Cottia Thorowgood investigates the dark side of Cambridge’s afternoon assignations…
Whether it be high, herbal or birthday, ‘tea’ is one of those great versatile terms incorporating all you want at circa 4pm. The afternoon tea, so beautifully illustrated by Mrs Beeton, serves as mid-afternoon refreshment and will typically involve the hot beverage; tea with an assortment of light bites, such as cucumber sandwiches, biscuits and cakes. The reality of such an occasion, however, can be deceptively obscured by such niceties.
Already in Cambridge, there have been rumours of a Women’s Institute arising under the pretence of baking scones; the Pitt Club may have their champagne receptions, but this is a mere feather to a sword when up against the tea party. For where better to found the next coup, journal, or Ent then over that sweet non-alcoholic nectar; lapsang, and a crumpet?

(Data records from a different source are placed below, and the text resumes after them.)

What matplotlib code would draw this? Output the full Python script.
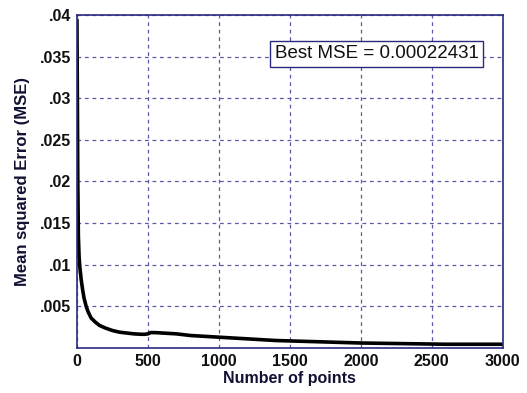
import matplotlib
matplotlib.use("Agg")
import matplotlib.pyplot as plt

plt.rcParams['font.family'] = ['Liberation Sans', 'DejaVu Sans']

points = [0, 3, 6, 10, 15, 20, 30, 40, 50, 65, 80, 100, 130, 160, 200, 250, 300, 350, 400, 450, 480, 500, 520, 550, 600, 700, 800, 900, 1000, 1200, 1400, 1600, 1800, 2000, 2200, 2400, 2600, 2800, 3000]
mse = [0.0395, 0.030, 0.020, 0.0135, 0.0110, 0.0098, 0.0082, 0.0070, 0.0060, 0.0050, 0.0043, 0.0036, 0.0031, 0.0027, 0.0024, 0.0021, 0.0019, 0.0018, 0.0017, 0.00165, 0.00165, 0.0017, 0.00185, 0.00185, 0.0018, 0.0017, 0.0015, 0.0014, 0.0013, 0.0011, 0.0009, 0.0008, 0.0007, 0.0006, 0.00055, 0.0005, 0.00045, 0.00045, 0.00045]
xticks = [0, 500, 1000, 1500, 2000, 2500, 3000]
yticks = [0.005, 0.01, 0.015, 0.02, 0.025, 0.03, 0.035, 0.04]
ylabels = ['.005', '.01', '.015', '.02', '.025', '.03', '.035', '.04']

fig = plt.figure(figsize=(5.27, 3.93), dpi=100)
ax = fig.add_axes([0.146, 0.1145, 0.808, 0.8475])
ax.plot(points, mse, color='black', lw=2.6, solid_capstyle='butt')
ax.set_xlim(0, 3000)
ax.set_ylim(0, 0.04)
ax.set_xticks(xticks)
ax.set_xticklabels([str(v) for v in xticks], fontsize=11.5, fontweight='bold', color='#111111')
ax.set_yticks(yticks)
ax.set_yticklabels(ylabels, fontsize=11.5, fontweight='bold', color='#111111')
ax.tick_params(length=0, pad=4)
ax.grid(True, color='#5a5aa8', linestyle=(0, (3, 3)), lw=0.9)
for s in ax.spines.values():
    s.set_color('#2a2a80')
    s.set_linewidth(1.2)
ax.set_xlabel('Number of points', fontsize=11.5, fontweight='bold', color='#111133', labelpad=2)
ax.set_ylabel('Mean squared Error (MSE)', fontsize=12, fontweight='bold', color='#111133', labelpad=7)
ax.text(0.704, 0.883, 'Best MSE = 0.00022431', transform=ax.transAxes, ha='center', va='center',
        fontsize=13.5, color='#111111',
        bbox=dict(boxstyle='square,pad=0.25', fc='white', ec='#2a2a80', lw=1.0))
fig.savefig('out.png', dpi=100)
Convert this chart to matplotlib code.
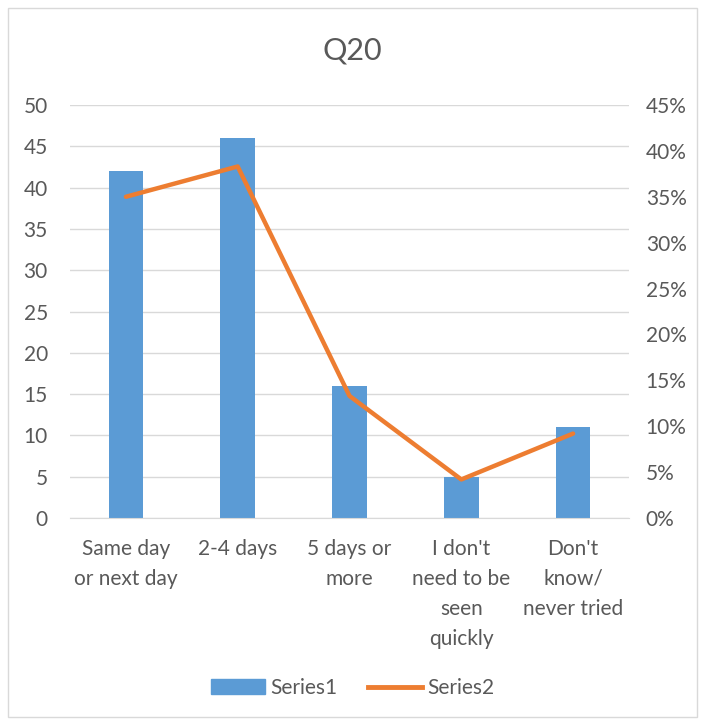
import matplotlib
matplotlib.use("Agg")
import matplotlib.pyplot as plt
from matplotlib.patches import Rectangle
from matplotlib.lines import Line2D
from matplotlib.ticker import FuncFormatter, MultipleLocator

categories = ["Same day\nor next day", "2-4 days", "5 days or\nmore", "I don't\nneed to be\nseen\nquickly", "Don't\nknow/\nnever tried"]
series1 = [42, 46, 16, 5, 11]
series2 = [0.35, 0.383, 0.133, 0.042, 0.092]

plt.rcParams['font.family'] = ['Lato', 'DejaVu Sans']
txt = '#595959'
grid = '#d9d9d9'
fs = 15

fig = plt.figure(figsize=(7.05, 7.24), dpi=100)
fig.patch.set_facecolor('white')
fig.add_artist(Rectangle((8/705, 1-717/724), 689/705, 709/724, transform=fig.transFigure,
                         fill=False, edgecolor='#d9d9d9', lw=1))

ax = fig.add_axes([70/705, 1-518/724, 559/705, 413/724])
x = list(range(len(categories)))
ax.bar(x, series1, width=0.31, color='#5B9BD5', zorder=2)
ax.set_ylim(0, 50)
ax.set_xlim(-0.5, len(categories)-0.5)
ax.yaxis.set_major_locator(MultipleLocator(5))
ax.grid(axis='y', color=grid, lw=1, zorder=0)
for s in ax.spines.values():
    s.set_visible(False)
ax.spines['bottom'].set_visible(True)
ax.spines['bottom'].set_color(grid)
ax.tick_params(axis='both', length=0, colors=txt, labelsize=fs)
ax.tick_params(axis='y', pad=16)
ax.tick_params(axis='x', pad=15)
ax.set_xticks(x)
ax.set_xticklabels(categories, linespacing=1.62)

ax2 = ax.twinx()
ax2.plot(x, series2, color='#ED7D31', lw=3.2, zorder=3, solid_capstyle='round')
ax2.set_ylim(0, 0.45)
ax2.yaxis.set_major_locator(MultipleLocator(0.05))
ax2.yaxis.set_major_formatter(FuncFormatter(lambda v, p: f"{v*100:.0f}%"))
for s in ax2.spines.values():
    s.set_visible(False)
ax2.tick_params(axis='y', length=0, colors=txt, labelsize=fs, pad=12)

fig.text(0.5, 1-50/724, "Q20", ha='center', va='center', fontsize=22, color=txt)

handles = [Rectangle((0, 0), 1, 1, color='#5B9BD5'), Line2D([0], [0], color='#ED7D31', lw=3.5)]
fig.legend(handles, ["Series1", "Series2"], loc='center', bbox_to_anchor=(0.5, 1-688/724),
           ncol=2, frameon=False, fontsize=fs, labelcolor=txt, handlelength=2.6,
           handleheight=0.75, columnspacing=1.45, handletextpad=0.25)

fig.savefig("out.png", dpi=100)
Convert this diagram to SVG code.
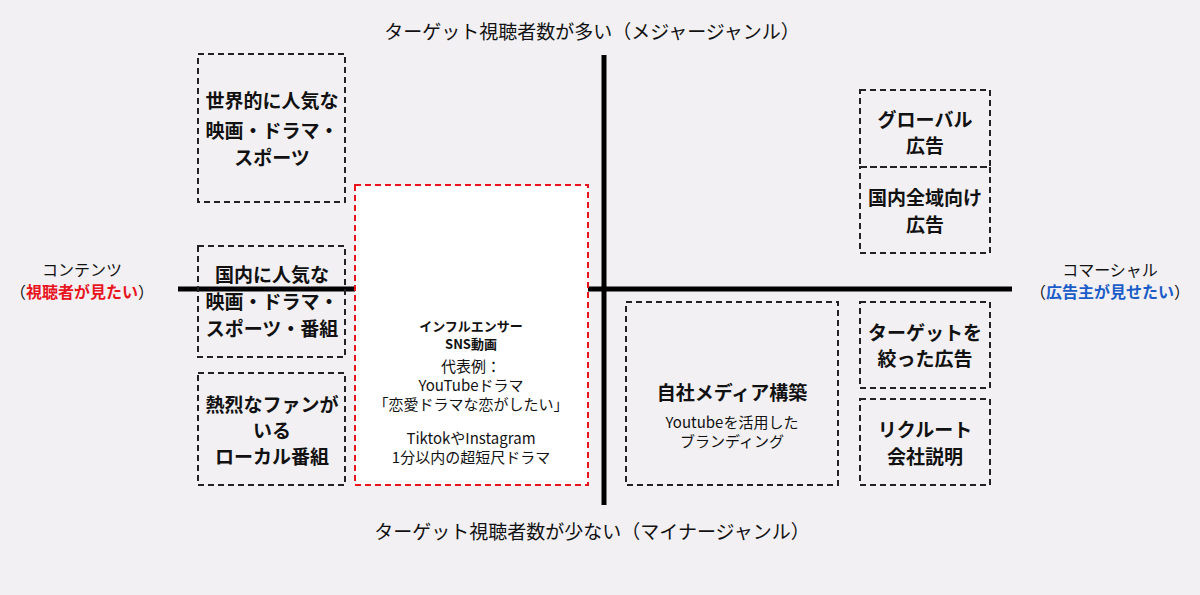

It is the crossover of the domestic and the public that make tea such perfect cover for grassroots action. Just as romances blossomed for Austen’s socially repressed courters, riddles given to girls called Alice, taxes overthrown in Boston, and alliances broached with Mussolini, the afternoon tea is a tool which fills those niches that no other meal will.
But back to our regular, white rabbit-free 4pm. In this age, choosing tea – by mug or meal, over coffee and American muffin (don’t deny the patriotic nature of drinking tea) stands as a personal revolution from ‘the system’.
Antoinette got it, Beeton got it, Earl and Lady Grey got it; tea is one of life’s overlooked musts, yet never be fooled by the innocence of that mid-meal period.